1) You’re a perfectionist Whether you proudly declare it yourself or others have brought it to your attention, you hold yourself to stands that are impossibly high.  

2) For you, failure is not an option You avoid doing things you might fail at because even the thought of failure paralyzes you with fear.  

3) You keep your confidence under wraps It isn’t just that you feel inadequate on the inside, it’s that you believe showing it on the outside might seem like overcompensation. 

4) Success scares you What could be more terrifying than the prospect of success and all the opportunities for failure that it brings? 

5) You think people praise you because of your charm, not your talent It isn’t that you aren’t getting good feedback. It’s just that you’re pretty sure people are only being nice to you.  

6) You. Must. Be. The Best. It’s a compulsion. It always has been, and it will be every time you encounter others who are high achievers like yourself.  

7) You focus on what you haven’t done instead of what you have Got a promotion at work? Got the highest grade in your class? That’s nice, but…here’s a long list of things you haven’t accomplished yet. 

8) You don’t feel like you’re enough Ever. Period. 

9) You’re convinced your success is just luck Even though you have the awards, accolades, and experiences to prove your worthy of praise or success, you still think it was all accidental, not earned. 

10) You’re afraid of being found out Not only that, but you’ve also got a back-up plan for the inevitable day when you they all realize you’re a fake. 

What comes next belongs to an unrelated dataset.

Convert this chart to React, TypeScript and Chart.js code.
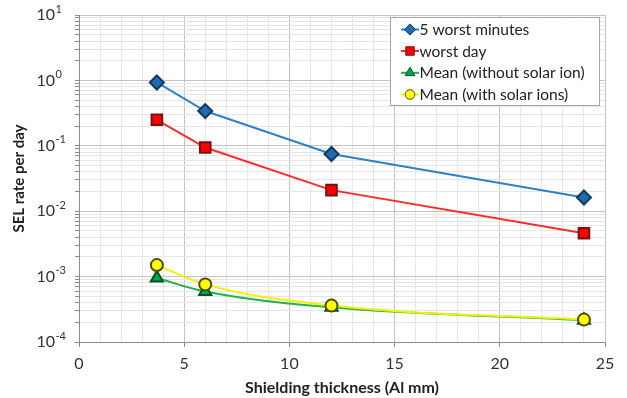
import React, { useEffect, useRef } from "react";
import { Chart, registerables } from "chart.js";
import { drawPoint } from "chart.js/helpers";

Chart.register(...registerables);

const thickness = [3.7, 6, 12, 24];
const worstMinutes = [0.93, 0.34, 0.075, 0.0162];
const worstDay = [0.25, 0.094, 0.021, 0.0046];
const meanNoSolar = [0.00095, 0.00059, 0.00034, 0.000215];
const meanSolar = [0.0015, 0.00076, 0.00036, 0.00022];
const seriesLabels = [
  "5 worst minutes",
  "worst day",
  "Mean (without solar ion)",
  "Mean (with solar ions)",
];
const xTickLabels = [0, 5, 10, 15, 20, 25];
const yDecades = [-4, -3, -2, -1, 0, 1];
const xTitle = "Shielding thickness (Al mm)";
const yTitle = "SEL rate per day";

const FONT = "Lato, 'Open Sans', sans-serif";

const toPoints = (ys: number[]) => thickness.map((x, i) => ({ x, y: ys[i] }));

const isDecade = (v: number) =>
  Math.abs(Math.log10(v) - Math.round(Math.log10(v))) < 1e-6;

const overlay = {
  id: "overlay",
  afterDraw(chart: any) {
    const ctx = chart.ctx as CanvasRenderingContext2D;
    const ca = chart.chartArea;
    const ys = chart.scales.y;
    ctx.save();
    ctx.fillStyle = "#333";
    // y tick labels with superscript exponents
    const baseRight = ca.left - 24;
    yDecades.forEach((e) => {
      const py = ys.getPixelForValue(Math.pow(10, e));
      const exp = String(e);
      ctx.font = `16px ${FONT}`;
      ctx.textAlign = "right";
      ctx.textBaseline = "middle";
      ctx.fillText("10", baseRight, py);
      ctx.font = `11px ${FONT}`;
      ctx.textAlign = "left";
      ctx.fillText(exp, baseRight + 0.5, py - 6);
    });
    // axis titles
    ctx.font = `bold 16px ${FONT}`;
    ctx.textAlign = "center";
    ctx.textBaseline = "middle";
    ctx.fillStyle = "#222";
    ctx.fillText(xTitle, (ca.left + ca.right) / 2, 388);
    ctx.save();
    ctx.translate(19, (ca.top + ca.bottom) / 2);
    ctx.rotate(-Math.PI / 2);
    ctx.font = `bold 15px ${FONT}`;
    ctx.fillText(yTitle, 0, 0);
    ctx.restore();

    // legend box
    const lx = 390, ly = 17, lw = 209, lh = 88;
    ctx.fillStyle = "#fff";
    ctx.fillRect(lx, ly, lw, lh);
    ctx.strokeStyle = "#a6a6a6";
    ctx.lineWidth = 1;
    ctx.strokeRect(lx + 0.5, ly + 0.5, lw, lh);
    const rows = [29.5, 51, 72.8, 94.5];
    chart.data.datasets.forEach((ds: any, i: number) => {
      const cy = rows[i];
      ctx.strokeStyle = ds.borderColor;
      ctx.lineWidth = 2;
      ctx.beginPath();
      ctx.moveTo(401, cy);
      ctx.lineTo(419, cy);
      ctx.stroke();
      ctx.fillStyle = ds.pointBackgroundColor;
      ctx.strokeStyle = ds.pointBorderColor;
      ctx.lineWidth = 1;
      drawPoint(
        ctx,
        { pointStyle: ds.pointStyle, radius: ds.pointRadius * 0.8, rotation: 0, borderWidth: 1 },
        410,
        cy
      );
      ctx.fillStyle = "#222";
      ctx.font = `15.5px ${FONT}`;
      ctx.textAlign = "left";
      ctx.textBaseline = "middle";
      ctx.fillText(ds.label, 419.5, cy + 0.5);
    });
    ctx.restore();
  },
};

export default function App() {
  const ref = useRef<HTMLCanvasElement | null>(null);
  useEffect(() => {
    document.body.style.margin = "0";
    if (!ref.current) return;
    const chart = new Chart(ref.current, {
      type: "line",
      data: {
        datasets: [
          {
            label: seriesLabels[0],
            data: toPoints(worstMinutes),
            borderColor: "#2f80c6",
            backgroundColor: "#1f6cb3",
            pointBackgroundColor: "#1f6cb3",
            pointBorderColor: "#12395e",
            pointStyle: "rectRot",
            pointRadius: 7,
            borderWidth: 2,
            order: 3,
          },
          {
            label: seriesLabels[1],
            data: toPoints(worstDay),
            borderColor: "#ff2a2a",
            backgroundColor: "#ff0000",
            pointBackgroundColor: "#ff0000",
            pointBorderColor: "#7a1010",
            pointStyle: "rect",
            pointRadius: 7.5,
            borderWidth: 2,
            order: 2,
          },
          {
            label: seriesLabels[2],
            data: toPoints(meanNoSolar),
            borderColor: "#22b14c",
            backgroundColor: "#00a651",
            pointBackgroundColor: "#00a651",
            pointBorderColor: "#0b4f26",
            pointStyle: "triangle",
            pointRadius: 7,
            borderWidth: 2,
            cubicInterpolationMode: "monotone",
            order: 1,
          },
          {
            label: seriesLabels[3],
            data: toPoints(meanSolar),
            borderColor: "#f2f200",
            backgroundColor: "#ffff00",
            pointBackgroundColor: "#ffff00",
            pointBorderColor: "#4d4d00",
            pointStyle: "circle",
            pointRadius: 6,
            borderWidth: 2,
            cubicInterpolationMode: "monotone",
            order: 0,
          },
        ],
      },
      options: {
        animation: false,
        responsive: false,
        maintainAspectRatio: false,
        layout: { padding: { top: 15, right: 22, left: 0, bottom: 0 } },
        plugins: { legend: { display: false }, tooltip: { enabled: false } },
        scales: {
          x: {
            type: "linear",
            min: xTickLabels[0],
            max: xTickLabels[xTickLabels.length - 1],
            afterBuildTicks: (scale: any) => {
              const t = [];
              for (let v = scale.min; v <= scale.max; v += 1) t.push({ value: v });
              scale.ticks = t;
            },
            afterFit: (scale: any) => {
              scale.height = 56;
            },
            border: { color: "#8c8c8c", width: 1 },
            grid: {
              color: (c: any) =>
                c.tick && xTickLabels.includes(c.tick.value) ? "#c4c4c4" : "#e6e6e6",
              tickColor: (c: any) =>
                c.tick && xTickLabels.includes(c.tick.value) ? "#8c8c8c" : "rgba(0,0,0,0)",
              tickLength: 5,
            },
            ticks: {
              autoSkip: false,
              maxRotation: 0,
              padding: 7,
              color: "#333",
              font: { family: FONT, size: 16 },
              callback: (v: any) => (xTickLabels.includes(Number(v)) ? String(v) : ""),
            },
          },
          y: {
            type: "logarithmic",
            min: Math.pow(10, yDecades[0]),
            max: Math.pow(10, yDecades[yDecades.length - 1]),
            afterBuildTicks: (scale: any) => {
              const t = [];
              for (let i = 0; i < yDecades.length - 1; i++) {
                for (let m = 1; m <= 9; m++) t.push({ value: m * Math.pow(10, yDecades[i]) });
              }
              t.push({ value: Math.pow(10, yDecades[yDecades.length - 1]) });
              scale.ticks = t;
            },
            afterFit: (scale: any) => {
              scale.width = 79;
            },
            border: { color: "#8c8c8c", width: 1 },
            grid: {
              color: (c: any) => (c.tick && isDecade(c.tick.value) ? "#c4c4c4" : "#e6e6e6"),
              tickColor: "#8c8c8c",
              tickLength: 4,
            },
            ticks: { display: false, autoSkip: false },
          },
        },
      },
      plugins: [overlay],
    } as any);
    return () => chart.destroy();
  }, []);
  return (
    <div style={{ position: "fixed", left: 0, top: 0, width: 627, height: 398, background: "#fff" }}>
      <canvas ref={ref} width={627} height={398} style={{ width: 627, height: 398 }} />
    </div>
  );
}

Where does this come from? 

For many, imposter syndrome seems to show up when attention is called to your success. This can be in the form of verbal praise, written recognition, an award, an opportunity offer, or any other situation in which others are made aware of your achievements. There are even certain personality traits such as self-efficacy (your own judgement of how you’re able to cope with a given situation based on the skills you have and the circumstances you face), perfectionism (the desire to avoid failure or harsh judgement), and neuroticism (a tendency toward anxiety, depression, self-doubt, and other negative feelings) that can contribute to feelings of being an imposter. Your environment can play into feeling like you’re a fraud as well. If you work in a highly competitive office or face intense pressure about academic achievement, you may find yourself doubting that your success is a direct result of the hard work you’ve done and begin to wonder if you only are where you are today because someone along the way made a giant mistake by believing in you.  

What can you do about it? 

 The good news is that there is plenty you can do about imposter syndrome. Here are a few tips to help you get started.  

1) Praise effort over outcome Regardless of how that job interview or scholarship application turns out, take some time to celebrate how incredibly hard you worked to give it your all.  

2) Create an accomplishments or confidence box What could be more fun and inspiring than peeking into a box of recommendation letters, awards, thank you cards and other things that remind you of what an awesome person you are from time to time? 

3) Talk about it with others It feels so nice to know you aren’t alone—and I guarantee the person you reach out to will be just as relieved to hear that they aren’t the only one who feel like an imposter too.  

4) Learn to expect and even embrace failures, setbacks, and rejections When we fool ourselves into believing we’re immune to failure, it hurts that much harder when it comes along. Instead, remember that we all fail and encounter setbacks and rejections from time to time. It’s normal, and sometimes a a truly effective way for us to learn.  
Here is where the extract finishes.